Published on July 03, 2014
Bill Peters, innkeeper at the Cypress House Inn in Kill Devil Hills, N.C., prepares to raise a hurricane warning flag Thursday, July 3, 2014. Hurricane Arthur is forecast to pass by Hatteras Island on Friday morning. The island is under mandatory evacuation orders.
Associated Press photo
Environment Canada has updated its tropical storm warnings to include all of Prince Edward Island.
Tropical storm conditions are possible early Saturday morning to Saturday evening with tropical storm force winds of possibly 60 km/h gusting to 90 km/h over exposed areas from hurricane Arthur, Environment Canada says in a weather statement issued late Thursday night. It is expected to be a strong post-tropical storm when it affects the Maritimes Saturday and areas within the watch areas could see winds gusting to 90 km/h with some seeing higher gusts.
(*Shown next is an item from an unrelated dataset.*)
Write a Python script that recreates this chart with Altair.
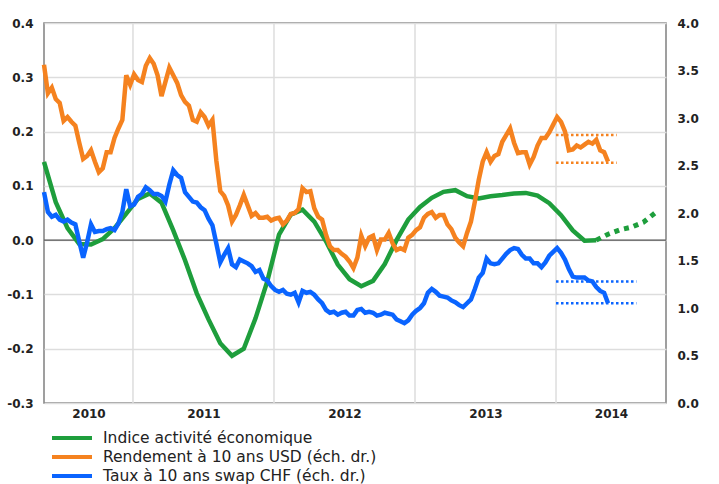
import altair as alt
import pandas as pd

# ---- axis / time frame -------------------------------------------------
T0, T1 = 2010.369, 2014.780          # visible time span (fractional years)
years = [2010, 2011, 2012, 2013, 2014]
year_labels = ["2010", "2011", "2012", "2013", "2014"]
grid_years = [2011, 2012, 2013, 2014]
left_ticks = [-0.3, -0.2, -0.1, 0.0, 0.1, 0.2, 0.3, 0.4]
right_ticks = [0.0, 0.5, 1.0, 1.5, 2.0, 2.5, 3.0, 3.5, 4.0]

names = ["Indice activité économique",
         "Rendement à 10 ans USD (éch. dr.)",
         "Taux à 10 ans swap CHF (éch. dr.)"]
colors = ["#1e9e3c", "#f5821f", "#0a64ff"]

# ---- data ---------------------------------------------------------------
start = 2010.369
fast_step = 1 / 36      # roughly every 10 days
month_step = 1 / 12

usd = [3.56, 3.26, 3.32, 3.20, 3.16, 2.97, 3.01, 2.96, 2.92, 2.74,
       2.57, 2.60, 2.66, 2.54, 2.43, 2.47, 2.64, 2.64, 2.79, 2.89,
       2.98, 3.45, 3.35, 3.46, 3.40, 3.38, 3.55, 3.63, 3.57, 3.45,
       3.23, 3.38, 3.53, 3.45, 3.37, 3.24, 3.17, 3.13, 2.98, 2.96,
       3.06, 3.01, 2.92, 2.98, 2.55, 2.23, 2.18, 2.08, 1.91, 1.98,
       2.08, 2.19, 2.08, 1.97, 2.00, 1.95, 1.95, 1.96, 1.92, 1.94,
       1.95, 1.88, 1.92, 1.99, 2.00, 2.04, 2.26, 2.22, 2.23, 2.05,
       1.96, 1.93, 1.77, 1.65, 1.61, 1.61, 1.57, 1.54, 1.49, 1.42,
       1.53, 1.76, 1.65, 1.74, 1.76, 1.61, 1.72, 1.72, 1.79, 1.68,
       1.61, 1.63, 1.61, 1.74, 1.77, 1.82, 1.85, 1.95, 1.99, 2.01,
       1.95, 1.98, 1.98, 1.88, 1.83, 1.74, 1.69, 1.65, 1.79, 1.91,
       2.12, 2.35, 2.54, 2.64, 2.54, 2.60, 2.62, 2.75, 2.82, 2.89,
       2.74, 2.63, 2.64, 2.64, 2.51, 2.59, 2.71, 2.79, 2.79, 2.85,
       2.93, 3.01, 2.96, 2.86, 2.66, 2.67, 2.71, 2.69, 2.72, 2.75,
       2.73, 2.77, 2.66, 2.64, 2.54]

chf = [2.22, 2.01, 1.96, 1.98, 1.93, 1.91, 1.93, 1.90, 1.88, 1.70,
       1.53, 1.69, 1.88, 1.80, 1.81, 1.81, 1.83, 1.84, 1.82, 1.89,
       2.01, 2.25, 2.07, 2.09, 2.17, 2.20, 2.27, 2.24, 2.20, 2.20,
       2.18, 2.12, 2.30, 2.45, 2.40, 2.37, 2.22, 2.17, 2.12, 2.11,
       2.06, 2.03, 1.94, 1.87, 1.68, 1.48, 1.56, 1.63, 1.46, 1.43,
       1.51, 1.49, 1.47, 1.44, 1.38, 1.40, 1.31, 1.29, 1.23, 1.19,
       1.17, 1.19, 1.15, 1.14, 1.16, 1.06, 1.18, 1.16, 1.17, 1.14,
       1.09, 1.05, 0.98, 0.95, 0.96, 0.93, 0.95, 0.96, 0.92, 0.92,
       0.98, 0.99, 0.95, 0.96, 0.95, 0.92, 0.93, 0.95, 0.94, 0.93,
       0.88, 0.86, 0.84, 0.87, 0.93, 0.97, 1.00, 1.05, 1.16, 1.20,
       1.17, 1.13, 1.12, 1.11, 1.08, 1.06, 1.03, 1.01, 1.05, 1.09,
       1.20, 1.32, 1.37, 1.52, 1.47, 1.46, 1.47, 1.52, 1.57, 1.61,
       1.63, 1.62, 1.56, 1.52, 1.52, 1.47, 1.47, 1.43, 1.48, 1.55,
       1.59, 1.63, 1.58, 1.51, 1.41, 1.33, 1.32, 1.32, 1.32, 1.29,
       1.28, 1.22, 1.18, 1.16, 1.05]

activity = [0.144, 0.070, 0.022, -0.007, -0.008, 0.002, 0.022, 0.049,
            0.076, 0.086, 0.069, 0.018, -0.037, -0.098, -0.146, -0.190,
            -0.213, -0.200, -0.144, -0.076, 0.010, 0.047, 0.056, 0.034,
            -0.002, -0.045, -0.072, -0.085, -0.075, -0.044, 0.000, 0.038,
            0.061, 0.078, 0.089, 0.092, 0.081, 0.077, 0.081, 0.083,
            0.086, 0.087, 0.082, 0.068, 0.046, 0.018, -0.001, 0.000]
activity_forecast = [0.000, 0.011, 0.019, 0.024, 0.033, 0.050]

# recent ranges (dotted levels, right scale)
level_start = 2014.0
usd_levels = [2.82, 2.53]
usd_level_end = 2014.43
chf_levels = [1.28, 1.05]
chf_level_end = 2014.57

# ---- tables --------------------------------------------------------------
rows = []
for k, v in enumerate(usd):
    rows.append({"t": start + k * fast_step, "v": v, "s": names[1]})
for k, v in enumerate(chf):
    rows.append({"t": start + k * fast_step, "v": v, "s": names[2]})
rates_df = pd.DataFrame(rows)

act_df = pd.DataFrame({"t": [start + k * month_step for k in range(len(activity))],
                       "v": activity, "s": names[0]})
n0 = len(activity) - 1
fc_df = pd.DataFrame({"t": [start + (n0 + k) * month_step for k in range(len(activity_forecast))],
                      "v": activity_forecast})
vgrid_df = pd.DataFrame({"t": grid_years})
zero_df = pd.DataFrame({"v": [0.0]})
usd_lv_df = pd.DataFrame({"t": level_start, "t2": usd_level_end, "v": usd_levels})
chf_lv_df = pd.DataFrame({"t": level_start, "t2": chf_level_end, "v": chf_levels})

label_pos = [(max(y, T0) + min(y + 1, T1)) / 2 for y in years]

# ---- encodings -----------------------------------------------------------
FONT = "DejaVu Sans"
LAB = dict(labelFont=FONT, labelFontWeight="bold", labelFontSize=12,
           labelColor="#222222", ticks=False, domain=False, title=None)

x_axis = alt.Axis(values=label_pos, labelExpr="floor(datum.value)", grid=False,
                  labelPadding=5, labelFlush=False, labelOverlap=False, **LAB)
X = alt.X("t:Q", scale=alt.Scale(domain=[T0, T1], nice=False, zero=False), axis=x_axis)

num_expr = "(datum.value < 0 ? '-' : '') + format(abs(datum.value), '.1f')"
left_axis = alt.Axis(values=left_ticks, labelExpr=num_expr, orient="left", grid=True,
                     gridColor="#dddddd", gridWidth=1.5, labelPadding=11, **LAB)
right_axis = alt.Axis(values=right_ticks, labelExpr=num_expr, orient="right", grid=False,
                      labelPadding=11, **LAB)
YL = alt.Y("v:Q", scale=alt.Scale(domain=[-0.3, 0.4], nice=False, zero=False), axis=left_axis)
YR = alt.Y("v:Q", scale=alt.Scale(domain=[0, 4], nice=False, zero=False), axis=right_axis)

color = alt.Color("s:N", scale=alt.Scale(domain=names, range=colors),
                  legend=alt.Legend(orient="none", legendX=6, legendY=406, title=None,
                                    symbolType="stroke", symbolSize=1600,
                                    symbolStrokeWidth=4, labelFont=FONT,
                                    labelFontSize=15.5, labelColor="#222222",
                                    labelOffset=9, clipHeight=18.2, rowPadding=0,
                                    padding=0, labelLimit=400, direction="vertical"))

vgrid = alt.Chart(vgrid_df).mark_rule(color="#dddddd", strokeWidth=1.5).encode(x=X)
zero = alt.Chart(zero_df).mark_rule(color="#555555", strokeWidth=1.2).encode(y=YL)
act = alt.Chart(act_df).mark_line(strokeWidth=4.5).encode(x=X, y=YL, color=color)
fc = alt.Chart(fc_df).mark_line(strokeWidth=5, strokeDash=[5, 5], color=colors[0]).encode(x=X, y=YL)
left = alt.layer(vgrid, zero, act, fc)

rates = alt.Chart(rates_df).mark_line(strokeWidth=4.5).encode(
    x=X, y=YR, color=color, detail="s:N")
usd_lv = alt.Chart(usd_lv_df).mark_rule(color=colors[1], strokeWidth=2.5,
                                        strokeDash=[2.5, 2.5]).encode(x=X, x2="t2:Q", y=YR)
chf_lv = alt.Chart(chf_lv_df).mark_rule(color=colors[2], strokeWidth=2.5,
                                        strokeDash=[2.5, 2.5]).encode(x=X, x2="t2:Q", y=YR)
right = alt.layer(rates, usd_lv, chf_lv)

chart = alt.layer(left, right).resolve_scale(y="independent").properties(
    width=622, height=380,
    autosize=alt.AutoSizeParams(type="none"),
    padding={"left": 44, "top": 23, "right": 53, "bottom": 81},
    background="white",
).configure_view(stroke="#808080", strokeWidth=1.5)

chart.save("out.html", embed_options={"renderer": "svg", "actions": False})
In the statement, Environment Canada said a tropical storm watch means that tropical storm conditions (sustained winds near 65 km/h or more) are possible over parts of the region within 36 hours. By nature, a tropical storm also implies the threat of local flooding from heavy rainfall so consult your local area forecast for possible rainfall warnings, the statement says.
Meanwhile, hurricane Arthur will continue to strengthen as it passes very near the North Carolina coast Thursday night. The storm will move northeastward and merge with a cold front while moving across Atlantic Canada this weekend and the combined system will bring heavy rain and strong winds to Prince Edward Island on Saturday.
At the moment, general amounts of 50 to 100 millimetres are likely with a good probability of higher amounts near and to the left of the track of the system. Southern portions of New Brunswick and much of Prince Edward Island are at a higher risk of receiving the heaviest rainfall. Some areas could see rainfall rates in excess of 15 millimetres per hour for a period of several hours. Additionally, strong winds are expected to develop Saturday and persist until Sunday morning as the system tracks through the region.
The public is advised to monitor future forecasts and warnings as warnings may be required. Please monitor the latest forecasts and warnings from Environment Canada at www.weatheroffice.gc.ca.